Twende Berlin
Twende Berlin

Recensione Twende Berlin


Recensione del documentario Twende Berlin di Farasi Flani: una buona cinematografia documentaria che miscela la musica all'intrattenimento cinematografico, vero e proprio manifesto della libertà di espressione contro la cosiddetta gentrification che ci vuole tutti uguali.
Voto: 7/10

Kenya, Nairobi: Upendo Hero, un uomo dalla testa a cuore, si è finalmente liberato dalla prigionia che l’aveva costretto all’interno di un centro commerciale per ben 37 anni. Paladino dell’amore, della libertà e degli spazi pubblici, il supereroe decide di avviare un progetto singolare. Insieme ad un piccolo gruppo di musicisti del luogo decide di partire verso la capitale tedesca, Berlino, diffondendo non solo il suo messaggio d’amore, ma dando l’opportunità ai suoi soldati dell’amore di cooperare con le realtà artistiche del luogo, cercando di salvare o di aiutarle a difendersi dal tentacolare mondo della gentrification, l’azione secondo la quale alcuni luoghi vengono prelevati e trasformati in habitat adatti a gentiluomini che scacciano i “selvaggi”. Inizia così un’avventura poliglotta al centro dell’Europa, mettendo sempre l’accento sul bisogno della presenza di luoghi in cui sia possibile comunicare attraverso la propria individualità e il proprio senso dell’arte.

“Il nostro obiettivo finale è condividere l’amore” sono le parole che Upendo Hero (“L’eroe dell’amore”) rivolge ai suoi militanti, in una Berlino di periferia, lontana dai simboli topografici che, negli anni, ne hanno sancito la riconoscibilità collettiva. Con il suo corpo longilineo e la testa che finisce a forma di un immenso cuore rosso, Upendo Hero è una sorta di militante pacifico che, nel documentario Twende Berlin, pone l’accento sulla contemporaneità, sempre più inglobata dalla sete del progresso e dell’avidità, a svantaggio di qualsiasi tipo di interazione artistica. “La nostra arma più potente è la nostra voce” proclama Upendo, dando così la possibilità al suo gruppo di fedelissimi provenienti dal Kenya di dar voce a tutti gli scontenti delle sottoculture artistiche. Non a caso una delle frasi più sentite e che più rimangono impresse nella mente dello spettatore recita: “Noi combattiamo insieme, da artisti“.

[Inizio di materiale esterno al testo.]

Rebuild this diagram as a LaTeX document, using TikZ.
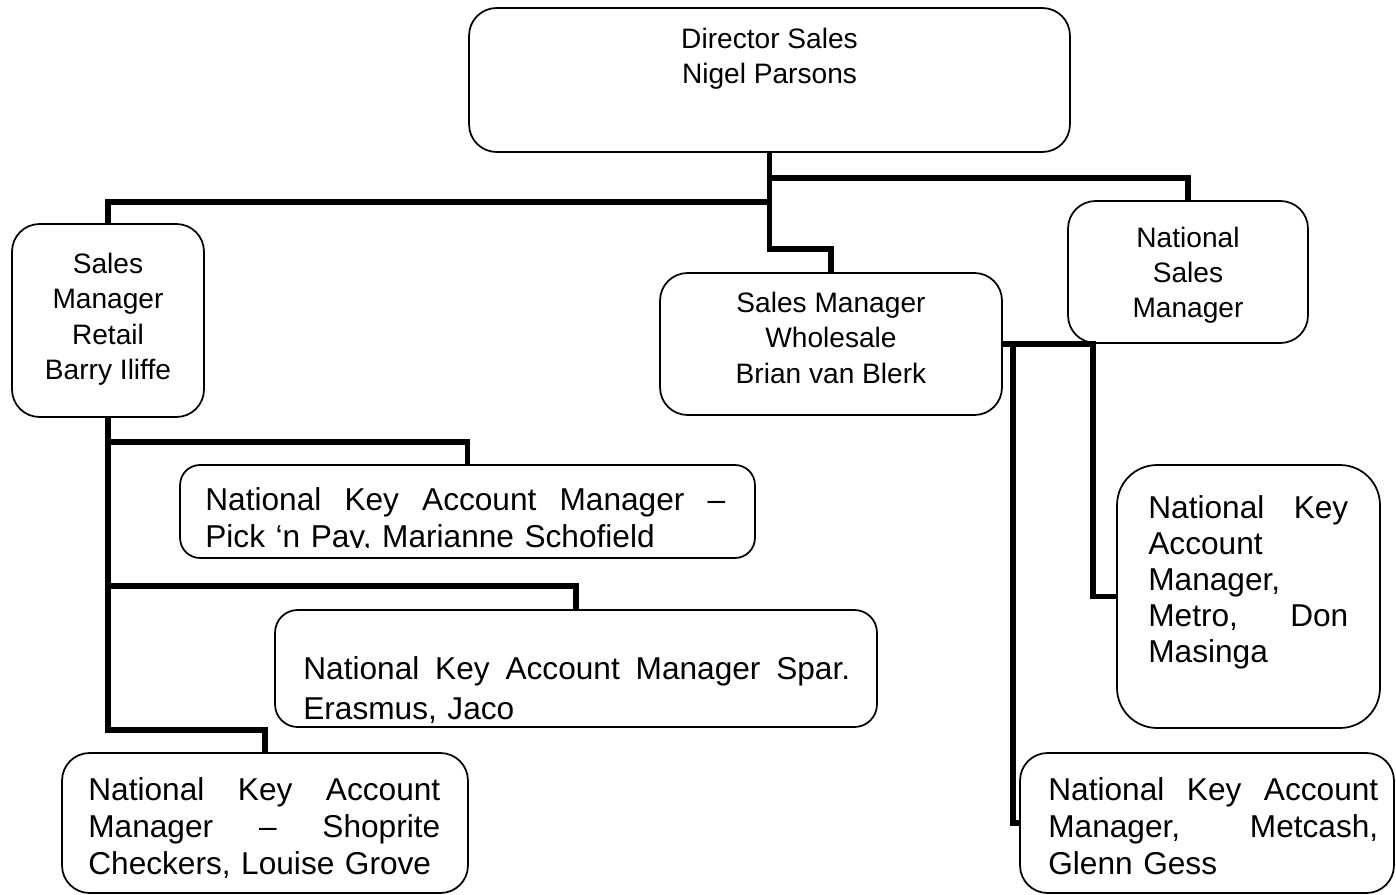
\documentclass[tikz,border=0pt]{standalone}
\usepackage{fontspec}
\setmainfont{Liberation Sans}
\newcommand{\spreadline}[2]{\leavevmode\hbox to #1{\spaceskip=0pt plus 1fil\relax #2}}

\begin{document}
\begin{tikzpicture}[x=0.02cm, y=-0.02cm,
    orgbox/.style={draw, line width=1pt, rounded corners=0.55cm, inner sep=0pt},
    link/.style={line width=3.4pt},
    toptxt/.style={font=\fontsize{16}{20}\selectfont, align=center, inner sep=0pt, anchor=north},
    keytxt/.style={font=\fontsize{18}{21}\selectfont, align=left, inner sep=0pt, anchor=north west}]
  \useasboundingbox (0,0) rectangle (1396,895);
  \node[orgbox, minimum width=12.02cm, minimum height=2.88cm] (dir) at (769.5,80) {};
  \node[orgbox, minimum width=3.84cm, minimum height=3.86cm] (retail) at (108,320.5) {};
  \node[orgbox, minimum width=6.84cm, minimum height=2.84cm] (wholesale) at (831,344) {};
  \node[orgbox, minimum width=4.8cm, minimum height=2.84cm] (natsales) at (1188,272) {};
  \node[orgbox, rounded corners=0.4cm, minimum width=11.5cm, minimum height=1.86cm] (pnp) at (467.5,511.5) {};
  \node[orgbox, rounded corners=0.45cm, minimum width=12.04cm, minimum height=2.34cm] (spar) at (576,668.5) {};
  \node[orgbox, minimum width=8.12cm, minimum height=2.8cm] (shoprite) at (265,823) {};
  \node[orgbox, rounded corners=0.8cm, minimum width=5.26cm, minimum height=5.26cm] (metro) at (1248.5,596.5) {};
  \node[orgbox, minimum width=7.48cm, minimum height=2.8cm] (metcash) at (1207,823) {};

  \node[toptxt] (dir-t) at (dir.north |- 0,28) {Director Sales\\Nigel Parsons};
  \node[toptxt] (retail-t) at (retail.north |- 0,253) {Sales\\Manager\\Retail\\Barry Iliffe};
  \node[toptxt] (wholesale-t) at (wholesale.north |- 0,292) {Sales Manager\\Wholesale\\Brian van Blerk};
  \node[toptxt] (natsales-t) at (natsales.north |- 0,227) {National\\Sales\\Manager};
  \begin{scope}
    \clip (pnp.north west) rectangle (pnp.east |- 0,547);
    \node[keytxt, text width=10.4cm] (pnp-t) at (205,487)
      {\spreadline{10.4cm}{National Key Account Manager –}\\Pick ‘n Pay, Marianne Schofield};
  \end{scope}
  \node[keytxt, text width=10.94cm, font=\fontsize{18}{22.7}\selectfont] (spar-t) at (303,656)
    {\spreadline{10.94cm}{National Key Account Manager Spar.}\\Erasmus, Jaco};
  \node[keytxt, text width=7.04cm] (shoprite-t) at (88,777)
    {\spreadline{7.04cm}{National Key Account}\\\spreadline{7.04cm}{Manager – Shoprite}\\Checkers, Louise Grove};
  \node[keytxt, text width=4cm, font=\fontsize{18}{20.5}\selectfont] (metro-t) at (1148,495)
    {\spreadline{4cm}{National Key}\\Account\\Manager,\\\spreadline{4cm}{Metro, Don}\\Masinga};
  \node[keytxt, text width=6.6cm] (metcash-t) at (1048,777)
    {\spreadline{6.6cm}{National Key Account}\\\spreadline{6.6cm}{Manager, Metcash,}\\Glenn Gess};

  \draw[link] (dir.south) -- ++(0,25) -| (natsales.north);
  \draw[link] (dir.south) -- ++(0,49) -| (retail.north);
  \draw[link] (dir.south) -- ++(0,96) -| (wholesale.north);
  \draw[link] (wholesale.east) -- ++(90,0) |- (metro.west);
  \draw[link] (wholesale.east) -- ++(10,0) |- (metcash.west);
  \draw[link] (retail.south) -- ++(0,24) -| (pnp.north);
  \draw[link] (retail.south) -- ++(0,168) -| (spar.north);
  \draw[link] (retail.south) -- ++(0,312) -| (shoprite.north);
\end{tikzpicture}
\end{document}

Vero e proprio manifesto della libertà di espressione contro la cosiddetta gentrification che ci vuole tutti uguali, Twende Berlin è un documentario sui generis, che al suo bagaglio di denuncia e informazione aggiunge un aspetto più accattivante, grazie ad esempio ai continui numeri musicali che si alternano sullo schermo e che raccontano, insieme alle immagini, il viaggio dei protagonisti in un turbinio di colori e culture. La denuncia di un disagio diffuso non avviene tramite poderosi attacchi al potere, ma con l’eleganza e la calma di un gruppo di individualità artistiche che si incontrano, che parlano e, infine, collaborano. E’ il caso, ad esempio, della prima missione che Upendo affida ai suoi soldati. Si tratta della missione di Techeles, spazio ricavato dopo la caduta del muro di Berlino che, per vent’anni, ha ospitato un centro d’arte. Uno spazio che, a seguito dell’acquisto da parte di una banca, rischia di chiudere e, dunque, di non essere più un rifugio per tutti gli artisti non solo tedeschi, ma anche di provenienza internazionale.

Come Telaches, sono tante le realtà artistiche bisognose di uno spazio pubblico che vengono trattate in Twende Berlin (letteralmente, Andiamo a Berlino), sotto la regia fisica e morale di Upendo Hero, il Dottor Farasi, con la guida spirituale di Sandhu Baba, grazie al supporto dell’Urban Mirror Production. Un documentario che miscela la musica all’intrattenimento cinematografico, senza dimenticare il messaggio attuale di fondo. Ottanta minuti di buona cinematografia documentaria che arriva in Italia grazie al lavoro di Manhattan Film.